* **What the task asks**
Extract everything from the first line through the line with "(uptip) at (128,317);", both ends included, except for any pictures.

* **Collected material**
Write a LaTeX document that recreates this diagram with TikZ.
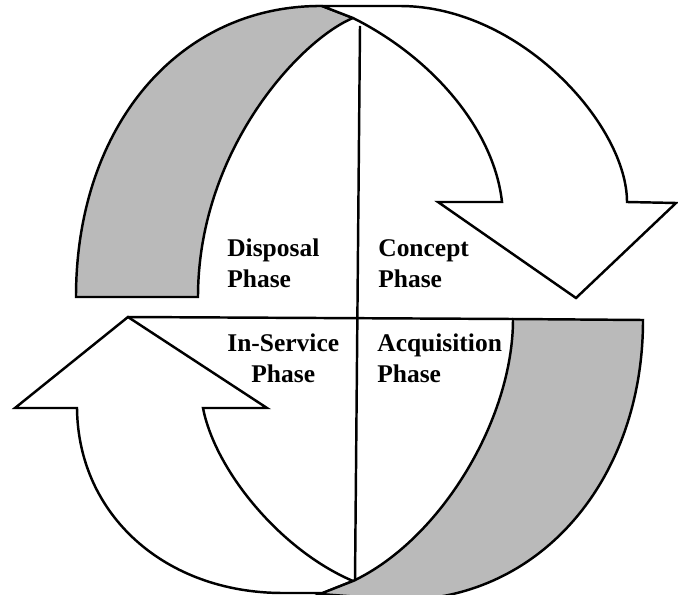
\documentclass[tikz,border=0pt]{standalone}
\usepackage{fontspec}
\setmainfont{Liberation Serif}
\tikzset{
  backface/.style={draw, line width=1.4pt, fill=black!27},
  frontface/.style={draw, line width=1.4pt, fill=white},
  divider/.style={line width=1.4pt},
  phase/.style={font=\bfseries\fontsize{14.5}{17.6}\selectfont, inner sep=0pt, align=left}
}
\begin{document}
\begin{tikzpicture}[x=0.02cm, y=-0.02cm]
\useasboundingbox (0,0) rectangle (678,594);

\coordinate (downtip) at (576,298);
\coordinate (uptip) at (128,317);

% upper band, back side
\draw [backface] (198,297) -- (76,297) .. controls (76,125) and (180,5) .. (322,6)
  -- (353,18) .. controls (300,40) and (198,150) .. (198,297) -- cycle;
% upper arrow, front side
\draw [frontface] (322,6) -- (400,6) .. controls (520,6) and (627,125) .. (627,202)
  -- (676,203) -- (downtip) -- (438,202) -- (502,202)
  .. controls (494,130) and (433,58) .. (353,18) -- cycle;

% lower arrow, front side
\draw [frontface] (uptip) -- (267,408) -- (203,408)
  .. controls (215,470) and (280,550) .. (353,581) -- (323,593) -- (283,593)
  .. controls (165,593) and (78,515) .. (77,408) -- (15,408) -- cycle;
% lower band, back side
\draw [backface] (513,319) -- (643,320) .. controls (643,480) and (540,600) .. (400,600)
  -- (320,594) -- (353,581) .. controls (440,540) and (513,420) .. (513,319) -- cycle;

\draw [divider] (uptip) -- (513,319);
\draw [divider] (360,26) -- (355,581);

\node [phase, anchor=base west] (disposal) at (227,287) {Disposal\\Phase};
\node [phase, anchor=base west] (concept) at (378,287) {Concept\\Phase};
\node [phase, anchor=base west, align=center] (inservice) at (227,382) {In-Service\\Phase};
\node [phase, anchor=base west] (acquisition) at (377,382) {Acquisition\\Phase};

\end{tikzpicture}
\end{document}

* **Worked answer**
Write a LaTeX document that recreates this diagram with TikZ.
\documentclass[tikz,border=0pt]{standalone}
\usepackage{fontspec}
\setmainfont{Liberation Serif}
\tikzset{
  backface/.style={draw, line width=1.4pt, fill=black!27},
  frontface/.style={draw, line width=1.4pt, fill=white},
  divider/.style={line width=1.4pt},
  phase/.style={font=\bfseries\fontsize{14.5}{17.6}\selectfont, inner sep=0pt, align=left}
}
\begin{document}
\begin{tikzpicture}[x=0.02cm, y=-0.02cm]
\useasboundingbox (0,0) rectangle (678,594);

\coordinate (downtip) at (576,298);
\coordinate (uptip) at (128,317);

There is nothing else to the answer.